- The Washington Times - Monday, October 14, 2002

The Student Bar Association at Washington University's law school in St. Louis is scheduled to vote today on whether the institution should recognize a student pro-life group, which it has rejected twice already.
"It does not look good for us," said Jordan Siverd, a second-year law student who heads the group, Law Students Pro-Life.
"Almost all of the SBA members who spoke at a meeting last Thursday spoke against us. And some who had abstained in earlier votes said that they will vote against us, saying they don't like having the media or anyone else infringe on their power," he said.
The Student Bar Association has said Law Students Pro-Life is "too narrowly focused." SBA President Elliott Friedman has sent letters to the group, objecting to the fact that its constitution does not include opposition to the death penalty as one of its missions.
Like many pro-life organizations, Law Students Pro-Life concentrates on opposition to abortion, euthanasia and assisted suicide.
Greg Lukianoff, director of legal and public advocacy for the Philadelphia-based Foundation for Individual Rights in Education (FIRE), which is helping the pro-life students group, said colleges and universities often have student governing bodies in charge of approving or rejecting student organizations.
"But I've never before seen a student organization that makes decisions about the content of a group's" goals and purposes, Mr. Lukianoff said in a telephone interview.
"It's as if the SBA is barring a Catholic organization because it believes in the doctrine of transubstantiation," he said.
David Hacker, secretary of Law Students Pro-Life, said that because the group is not officially recognized by the SBA, it cannot use campus facilities for its meetings or receive funding from the university.
When it was previously turned down by the SBA, Law Students Pro-Life appealed to law school administrators.
If rejected again today, Mr. Siverd said, his group will "probably reappeal" to the chancellor and other law school officials.
The university's hierarchy seems to have little influence with the SBA. Late Thursday, Joel Seligman, dean of the school, told The Washington Times he had intervened in the case. He said an SBA meeting would be held that day, and he was confident the body would recognize Law Students Pro-Life. That didn't happen.
However, the pro-life group gained another advocate as the American Civil Liberties Union of Eastern Missouri on Friday backed the cause of Law Students Pro-Life.
The two groups issued an "open letter" in which they urged the SBA to "recognize the right of your fellow students to organize in accordance with their own beliefs, even if you disagree with those beliefs."

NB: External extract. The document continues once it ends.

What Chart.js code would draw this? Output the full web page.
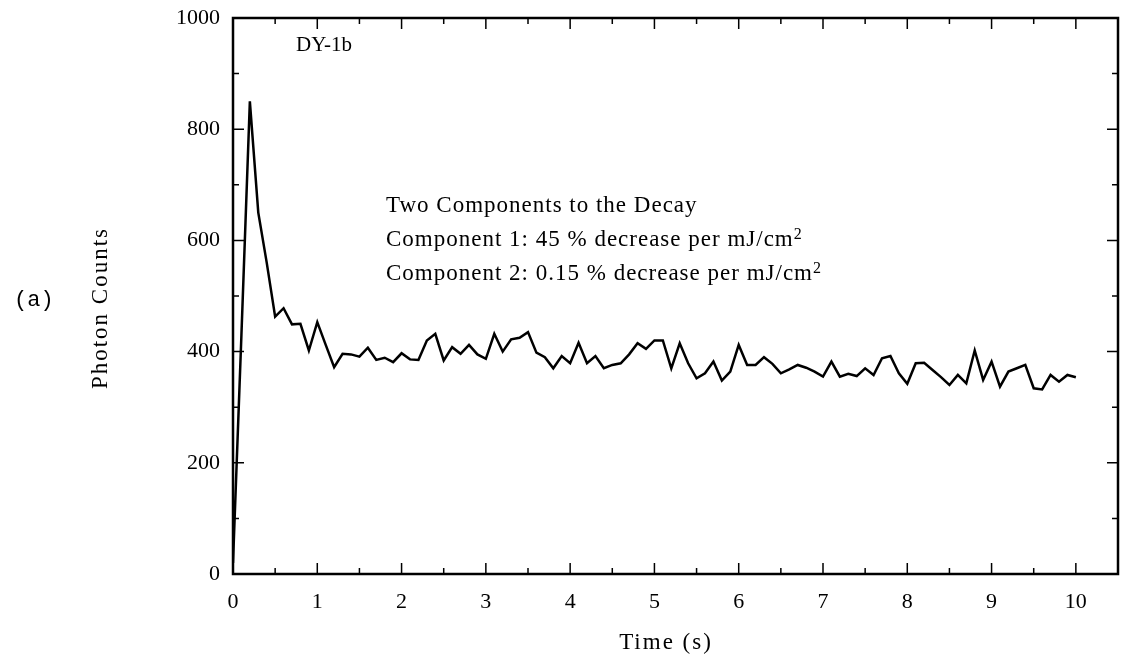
<!DOCTYPE html>
<html>
<head>
<meta charset="utf-8">
<script src="https://cdn.jsdelivr.net/npm/chart.js@4/dist/chart.umd.min.js"></script>
<style>
html,body{margin:0;padding:0;background:#fff;}
#decayChart{display:block;}
</style>
</head>
<body>
<canvas id="decayChart" width="1121" height="662"></canvas>
<script>
// PHOTON COUNT DECAY (DY-1b)

const timeStep = 0.1;

const photonCounts = [
20,430,850,650,560,463,478,449,450,402,
453,412,372,396,395,391,407,385,389,381,
397,386,385,420,432,384,408,396,412,395,
387,432,400,422,425,435,398,390,370,392,
379,416,379,392,370,376,379,395,415,405,
420,420,370,415,379,352,361,382,348,364,
412,376,376,390,378,361,368,376,371,364,
355,382,355,360,356,370,358,388,392,361,
342,379,380,367,354,340,358,343,402,349,
382,337,364,370,376,334,332,358,346,358,
354
];

const xTicks = [0,1,2,3,4,5,6,7,8,9,10];
const xMinorTicks = [0.5,1.5,2.5,3.5,4.5,5.5,6.5,7.5,8.5,9.5];
const yTicks = [0,200,400,600,800,1000];
const yMinorTicks = [100,300,500,700,900];

const notes = [
"Two Components to the Decay",
"Component 1: 45 % decrease per mJ/cm",
"Component 2: 0.15 % decrease per mJ/cm"
];

const serif = "'Liberation Serif', 'Times New Roman', serif";

const points = photonCounts.map((v,i)=>({x:+(i*timeStep).toFixed(1),y:v}));

// frame, inward ticks and texts
const framePlugin = {
id:"frame",
afterDraw(chart){
const ctx = chart.ctx;
const a = chart.chartArea;
const xs = chart.scales.x;
const ys = chart.scales.y;
ctx.save();
ctx.strokeStyle = "#000";
ctx.lineWidth = 2.5;
ctx.strokeRect(a.left,a.top,a.right-a.left,a.bottom-a.top);
ctx.lineWidth = 1.5;
ctx.beginPath();
const tx = (vals,len)=>{
vals.forEach(v=>{
const p = xs.getPixelForValue(v);
ctx.moveTo(p,a.bottom); ctx.lineTo(p,a.bottom-len);
ctx.moveTo(p,a.top); ctx.lineTo(p,a.top+len);
});
};
const ty = (vals,len)=>{
vals.forEach(v=>{
const p = ys.getPixelForValue(v);
ctx.moveTo(a.left,p); ctx.lineTo(a.left+len,p);
ctx.moveTo(a.right,p); ctx.lineTo(a.right-len,p);
});
};
tx(xTicks.slice(1),11);
tx(xMinorTicks,6);
ty(yTicks.slice(1,-1),11);
ty(yMinorTicks,6);
ctx.stroke();

ctx.fillStyle = "#000";
ctx.textBaseline = "middle";
ctx.textAlign = "center";
ctx.letterSpacing = "2px";
ctx.font = "23px " + serif;
ctx.fillText("Time (s)",666,643);
ctx.save();
ctx.translate(101,308);
ctx.rotate(-Math.PI/2);
ctx.fillText("Photon Counts",0,0);
ctx.restore();

ctx.textAlign = "left";
ctx.letterSpacing = "0px";
ctx.font = "21px " + serif;
ctx.fillText("DY-1b",296,45);

ctx.letterSpacing = "1px";
notes.forEach((t,i)=>{
const y = 206 + i*34;
ctx.font = "23px " + serif;
ctx.fillText(t,386,y);
if(i>0){
const w = ctx.measureText(t).width;
ctx.font = "16px " + serif;
ctx.fillText("2",386+w,y-5);
}
});

ctx.letterSpacing = "0px";
ctx.font = "22px 'Liberation Mono', 'Courier New', monospace";
ctx.fillText("(a)",14,300);
ctx.restore();
}
};

new Chart(document.getElementById("decayChart"),{

type:"line",

data:{
datasets:[{
label:"DY-1b",
data:points,
borderColor:"#000",
borderWidth:2.5,
pointRadius:0,
tension:0,
fill:false
}]
},

options:{
responsive:false,
animation:false,
layout:{
autoPadding:false,
padding:{top:18,right:3,left:0,bottom:0}
},
plugins:{
legend:{display:false},
tooltip:{enabled:false}
},
scales:{
x:{
type:"linear",
min:0,
max:10.5,
afterBuildTicks(s){ s.ticks = xTicks.map(v=>({value:v})); },
afterFit(s){ s.height = 88; s.paddingLeft = 0; s.paddingRight = 0; },
grid:{display:false,drawTicks:false},
border:{display:false},
ticks:{
padding:15,
maxRotation:0,
autoSkip:false,
color:"#000",
font:{family:serif,size:22},
callback:(v)=>String(v)
}
},
y:{
min:0,
max:1000,
afterBuildTicks(s){ s.ticks = yTicks.map(v=>({value:v})); },
afterFit(s){ s.width = 233; s.paddingTop = 0; s.paddingBottom = 0; },
grid:{display:false,drawTicks:false},
border:{display:false},
ticks:{
padding:13,
color:"#000",
font:{family:serif,size:22},
callback:(v)=>String(v)
}
}
}
},

plugins:[framePlugin]

});
</script>
</body>
</html>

Sarah Foster of Feminists for Life, a group that helps organize pro-life groups on college campuses, said, "I am stunned and disappointed to hear that the Washington University law school is not allowing a pro-life group on campus. I know the university has an active pro-life undergraduate group."
However, Mr. Hacker said Saturday that the constitution of the undergraduate pro-life group at Washington University states that it opposes the death penalty.
Leaders of major pro-life organization such as National Right to Life Committee, the Family Research Council, and Concerned Women for America said they were appalled at the treatment Law Students Pro-Life had received.
Ken Connor, president of FRC, said this case flies in the face of academic freedom and "exposes academics for the frauds they are."
David N. O'Steen, executive director of NRLC, questioned how the Washington University law school's SBA can say the pro-life group's focus is too narrow, when it recognizes a group called the Golf Club.
"Are they going to make the Golf Club take up basketball and hockey?" he asked.